An azimuth thruster is a configuration of marine propellers placed in pods that can be rotated to any horizontal angle (azimuth), making a rudder unnecessary.  These give ships better maneuverability than a fixed propeller and rudder system.

Types of azimuth thrusters

There are two major variants, based on the location of the motor:

 Mechanical transmission, which connects a motor inside the ship to the outboard unit by gearing.  The motor may be diesel or diesel-electric.  Depending on the shaft arrangement, mechanical azimuth thrusters are divided into L-drive and Z-drive.  An L-drive thruster has a vertical input shaft and a horizontal output shaft with one right-angle gear.  A Z-drive thruster has a horizontal input shaft, a vertical shaft in the rotating column and a horizontal output shaft, with two right-angle gears.
 Electrical transmission, more commonly called pods, where an electric motor is fitted in the pod itself, connected directly to the propeller without gears. The electricity is produced by an onboard engine, usually diesel or gas turbine. Invented in 1955 by Friedrich W. Pleuger and Friedrich Busmann (Pleuger Unterwasserpumpen GmbH), ABB Group's Azipod was the first product using this technology. 

The most powerful podded thrusters in use are the four 21.5 MW Rolls-Royce Mermaid units fitted to .

Mechanical azimuth thrusters can be fixed installed, retractable or underwater-mountable. They may have fixed pitch propellers or controllable pitch propellers. Fixed installed thrusters are used for tugboats, ferries and supply-boats. Retractable thrusters are used as auxiliary propulsion for dynamically positioned vessels and take-home propulsion for military vessels.  Underwater-mountable thrusters are used as dynamic positioning propulsion for very large vessels such as semi-submersible drilling rigs and drillships.

Advantages and disadvantages

Primary advantages are maneuverability, electrical efficiency, better use of ship space, and lower maintenance costs. Ships with azimuth thrusters do not need tugboats to dock, though they may still require tugs to maneuver in difficult places.

The major disadvantage of azimuth drive systems is that a ship with azimuth drive maneuvers differently from one with a standard propeller and rudder configuration, necessitating specialized pilot training. Another disadvantage is they increase the draught of the ship.

The pod-variety, where the electromotor is located outside the hull, puts greater demands on the quality of the seal around the propeller-shaft.
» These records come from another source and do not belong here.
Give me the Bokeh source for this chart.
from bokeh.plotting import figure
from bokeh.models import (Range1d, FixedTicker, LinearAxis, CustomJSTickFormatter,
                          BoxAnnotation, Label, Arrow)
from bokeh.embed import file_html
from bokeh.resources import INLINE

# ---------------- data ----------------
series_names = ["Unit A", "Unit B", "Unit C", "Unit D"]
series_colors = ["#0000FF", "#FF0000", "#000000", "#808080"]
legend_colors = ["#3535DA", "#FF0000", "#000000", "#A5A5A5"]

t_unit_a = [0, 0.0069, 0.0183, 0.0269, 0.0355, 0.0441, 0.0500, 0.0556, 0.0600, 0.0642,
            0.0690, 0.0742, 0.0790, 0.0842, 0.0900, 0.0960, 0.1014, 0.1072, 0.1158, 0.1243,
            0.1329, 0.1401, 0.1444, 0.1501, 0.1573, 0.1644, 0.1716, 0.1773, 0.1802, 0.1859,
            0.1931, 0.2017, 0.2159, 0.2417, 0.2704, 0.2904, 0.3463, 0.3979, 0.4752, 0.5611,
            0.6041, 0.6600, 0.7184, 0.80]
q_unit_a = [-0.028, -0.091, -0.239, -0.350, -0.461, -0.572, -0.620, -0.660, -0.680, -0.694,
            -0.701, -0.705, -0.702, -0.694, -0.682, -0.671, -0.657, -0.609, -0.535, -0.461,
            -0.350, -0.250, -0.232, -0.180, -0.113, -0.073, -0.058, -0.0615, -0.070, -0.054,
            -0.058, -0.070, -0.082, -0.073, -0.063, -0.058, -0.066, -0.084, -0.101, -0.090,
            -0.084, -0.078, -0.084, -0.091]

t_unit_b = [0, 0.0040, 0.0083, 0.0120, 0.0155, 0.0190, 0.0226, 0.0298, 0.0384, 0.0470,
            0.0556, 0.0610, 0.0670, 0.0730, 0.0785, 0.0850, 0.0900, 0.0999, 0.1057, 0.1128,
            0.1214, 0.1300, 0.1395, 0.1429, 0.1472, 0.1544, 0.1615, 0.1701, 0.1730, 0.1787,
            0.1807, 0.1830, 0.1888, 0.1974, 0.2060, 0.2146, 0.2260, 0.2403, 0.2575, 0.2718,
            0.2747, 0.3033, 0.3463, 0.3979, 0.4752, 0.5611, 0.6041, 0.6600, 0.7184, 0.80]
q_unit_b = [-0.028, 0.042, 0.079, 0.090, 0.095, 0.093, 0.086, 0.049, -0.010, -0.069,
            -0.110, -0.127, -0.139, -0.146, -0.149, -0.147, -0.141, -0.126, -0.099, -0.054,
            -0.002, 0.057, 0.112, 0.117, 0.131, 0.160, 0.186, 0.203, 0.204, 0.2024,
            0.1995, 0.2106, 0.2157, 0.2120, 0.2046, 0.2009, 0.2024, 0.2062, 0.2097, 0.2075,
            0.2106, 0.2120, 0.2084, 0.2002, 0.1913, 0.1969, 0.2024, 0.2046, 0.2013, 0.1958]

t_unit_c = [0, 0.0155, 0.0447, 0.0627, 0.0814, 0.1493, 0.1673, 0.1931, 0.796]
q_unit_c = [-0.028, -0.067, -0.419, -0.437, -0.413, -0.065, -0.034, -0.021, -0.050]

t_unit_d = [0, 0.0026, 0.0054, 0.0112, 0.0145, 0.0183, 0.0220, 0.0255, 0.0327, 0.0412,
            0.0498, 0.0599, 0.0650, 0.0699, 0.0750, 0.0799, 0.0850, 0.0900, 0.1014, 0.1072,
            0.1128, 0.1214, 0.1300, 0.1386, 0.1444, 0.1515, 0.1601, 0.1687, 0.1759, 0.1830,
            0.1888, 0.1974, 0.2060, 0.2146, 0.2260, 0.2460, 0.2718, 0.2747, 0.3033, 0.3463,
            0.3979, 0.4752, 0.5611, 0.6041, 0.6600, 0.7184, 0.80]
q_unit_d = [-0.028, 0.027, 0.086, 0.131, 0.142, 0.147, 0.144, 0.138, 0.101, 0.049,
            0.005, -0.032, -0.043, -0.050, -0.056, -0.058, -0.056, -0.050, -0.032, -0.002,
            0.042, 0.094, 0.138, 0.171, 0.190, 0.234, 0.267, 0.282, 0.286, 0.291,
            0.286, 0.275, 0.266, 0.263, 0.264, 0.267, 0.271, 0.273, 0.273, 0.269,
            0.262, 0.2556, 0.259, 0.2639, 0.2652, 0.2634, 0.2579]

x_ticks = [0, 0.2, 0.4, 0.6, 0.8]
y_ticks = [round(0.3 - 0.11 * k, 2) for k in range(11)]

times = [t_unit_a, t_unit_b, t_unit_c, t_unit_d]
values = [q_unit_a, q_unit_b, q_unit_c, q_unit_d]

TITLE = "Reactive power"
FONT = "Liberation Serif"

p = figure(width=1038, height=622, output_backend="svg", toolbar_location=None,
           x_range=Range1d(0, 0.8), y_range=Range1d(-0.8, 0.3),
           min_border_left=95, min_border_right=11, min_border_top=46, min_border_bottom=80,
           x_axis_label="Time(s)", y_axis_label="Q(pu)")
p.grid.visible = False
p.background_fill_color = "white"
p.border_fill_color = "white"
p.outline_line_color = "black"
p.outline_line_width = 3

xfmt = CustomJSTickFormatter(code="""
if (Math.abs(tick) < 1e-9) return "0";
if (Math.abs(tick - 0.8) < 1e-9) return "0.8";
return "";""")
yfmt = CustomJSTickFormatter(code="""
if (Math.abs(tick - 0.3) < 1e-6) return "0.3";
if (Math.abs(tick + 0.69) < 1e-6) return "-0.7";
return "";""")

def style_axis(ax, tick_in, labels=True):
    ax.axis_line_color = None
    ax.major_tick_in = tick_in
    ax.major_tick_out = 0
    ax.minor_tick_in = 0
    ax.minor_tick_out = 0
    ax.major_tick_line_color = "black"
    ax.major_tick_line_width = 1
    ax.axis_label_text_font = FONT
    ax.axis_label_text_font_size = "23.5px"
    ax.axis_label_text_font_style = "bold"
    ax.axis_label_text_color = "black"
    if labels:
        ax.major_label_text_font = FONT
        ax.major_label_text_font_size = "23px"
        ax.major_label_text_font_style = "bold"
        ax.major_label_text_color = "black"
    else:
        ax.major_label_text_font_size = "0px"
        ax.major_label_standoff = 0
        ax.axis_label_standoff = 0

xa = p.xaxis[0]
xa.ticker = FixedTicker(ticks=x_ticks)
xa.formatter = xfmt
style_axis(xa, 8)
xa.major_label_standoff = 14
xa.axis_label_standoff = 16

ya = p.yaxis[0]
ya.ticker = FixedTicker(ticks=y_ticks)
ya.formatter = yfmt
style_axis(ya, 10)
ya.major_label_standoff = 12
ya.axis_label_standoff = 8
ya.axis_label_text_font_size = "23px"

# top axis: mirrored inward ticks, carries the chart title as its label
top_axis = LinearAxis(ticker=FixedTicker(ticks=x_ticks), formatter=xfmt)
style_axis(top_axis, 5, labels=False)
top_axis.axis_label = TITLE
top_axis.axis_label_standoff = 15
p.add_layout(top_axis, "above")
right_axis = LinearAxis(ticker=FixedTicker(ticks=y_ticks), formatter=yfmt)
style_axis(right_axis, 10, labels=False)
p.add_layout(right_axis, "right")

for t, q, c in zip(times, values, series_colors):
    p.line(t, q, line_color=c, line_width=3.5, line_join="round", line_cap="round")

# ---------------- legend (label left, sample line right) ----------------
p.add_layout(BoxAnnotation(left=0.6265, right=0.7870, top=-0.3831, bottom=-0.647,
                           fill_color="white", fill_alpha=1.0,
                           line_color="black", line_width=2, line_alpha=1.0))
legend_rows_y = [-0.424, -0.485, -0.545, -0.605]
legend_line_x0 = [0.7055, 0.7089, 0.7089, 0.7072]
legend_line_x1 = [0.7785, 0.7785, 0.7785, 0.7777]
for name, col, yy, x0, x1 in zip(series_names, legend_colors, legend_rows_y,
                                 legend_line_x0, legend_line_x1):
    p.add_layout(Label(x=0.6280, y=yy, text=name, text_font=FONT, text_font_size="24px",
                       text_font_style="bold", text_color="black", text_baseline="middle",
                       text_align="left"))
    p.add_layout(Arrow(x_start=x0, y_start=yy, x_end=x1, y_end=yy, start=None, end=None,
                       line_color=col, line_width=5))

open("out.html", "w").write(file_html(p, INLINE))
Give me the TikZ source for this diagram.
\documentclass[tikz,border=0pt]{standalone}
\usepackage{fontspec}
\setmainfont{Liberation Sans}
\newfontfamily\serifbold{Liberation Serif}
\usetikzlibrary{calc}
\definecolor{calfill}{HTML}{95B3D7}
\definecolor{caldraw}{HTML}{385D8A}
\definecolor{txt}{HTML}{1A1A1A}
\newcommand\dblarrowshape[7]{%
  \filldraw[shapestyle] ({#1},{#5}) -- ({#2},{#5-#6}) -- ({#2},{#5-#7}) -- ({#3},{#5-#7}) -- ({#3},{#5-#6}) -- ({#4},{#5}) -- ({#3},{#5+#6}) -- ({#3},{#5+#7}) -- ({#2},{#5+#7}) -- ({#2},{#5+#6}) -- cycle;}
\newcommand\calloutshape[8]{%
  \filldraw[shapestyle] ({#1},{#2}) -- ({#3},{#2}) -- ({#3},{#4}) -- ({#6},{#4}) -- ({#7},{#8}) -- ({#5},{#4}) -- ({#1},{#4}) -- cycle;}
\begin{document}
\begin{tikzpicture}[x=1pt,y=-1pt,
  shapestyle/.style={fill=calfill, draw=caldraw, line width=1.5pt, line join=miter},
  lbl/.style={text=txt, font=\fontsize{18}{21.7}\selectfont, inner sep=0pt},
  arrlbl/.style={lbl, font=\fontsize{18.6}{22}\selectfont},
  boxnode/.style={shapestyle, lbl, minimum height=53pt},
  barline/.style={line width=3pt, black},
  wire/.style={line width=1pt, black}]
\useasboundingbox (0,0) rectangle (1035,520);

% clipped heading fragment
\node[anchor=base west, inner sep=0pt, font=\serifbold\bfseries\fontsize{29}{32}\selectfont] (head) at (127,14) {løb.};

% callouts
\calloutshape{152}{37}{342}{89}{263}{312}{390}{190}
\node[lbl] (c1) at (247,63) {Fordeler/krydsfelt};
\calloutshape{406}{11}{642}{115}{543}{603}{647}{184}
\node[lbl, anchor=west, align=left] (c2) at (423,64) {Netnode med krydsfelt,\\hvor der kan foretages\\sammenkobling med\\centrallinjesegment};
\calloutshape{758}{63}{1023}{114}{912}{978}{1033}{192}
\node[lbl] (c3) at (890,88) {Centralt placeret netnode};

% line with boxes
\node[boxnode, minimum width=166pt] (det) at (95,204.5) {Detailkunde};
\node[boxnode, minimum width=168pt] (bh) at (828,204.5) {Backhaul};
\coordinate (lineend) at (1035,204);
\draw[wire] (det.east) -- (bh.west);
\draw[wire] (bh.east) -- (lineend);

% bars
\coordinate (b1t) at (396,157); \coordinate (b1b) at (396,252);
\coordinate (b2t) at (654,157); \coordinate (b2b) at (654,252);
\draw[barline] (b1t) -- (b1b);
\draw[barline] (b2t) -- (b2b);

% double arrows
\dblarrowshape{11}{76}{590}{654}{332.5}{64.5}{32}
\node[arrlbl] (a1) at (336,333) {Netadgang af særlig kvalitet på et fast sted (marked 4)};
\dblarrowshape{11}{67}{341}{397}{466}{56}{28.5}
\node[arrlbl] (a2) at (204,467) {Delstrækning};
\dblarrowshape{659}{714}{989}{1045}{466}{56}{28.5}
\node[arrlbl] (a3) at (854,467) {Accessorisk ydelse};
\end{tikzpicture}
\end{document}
This is because any leakages of sea-water will shortcircuit the electromotor. This means that the moving parts will have to fit together especially well with tight clearances, and the remaining seal can be done with for instance oil under positive pressure. The oil will both act as a lubricant as well as a hydrophobic seal.

History
English inventor Francis Ronalds described what he called a “Propelling Rudder” in 1859 that combined the propulsion and steering mechanisms of a boat in a single apparatus.  The propeller was placed in a frame having an outer profile similar to a rudder and attached to a vertical shaft that allowed the device to rotate in plane while spin was transmitted to the propeller.

The modern azimuth thruster using the Z-drive transmission was invented in 1951 by Joseph Becker, the founder of Schottel in Germany, and marketed as the Ruderpropeller.  Becker was awarded the 2004 Elmer A. Sperry Award for the invention. This kind of propulsion was first patented in 1955 by Pleuger.

In the late 1980s, ABB Group developed the Azipod thruster with the motor located in the pod itself.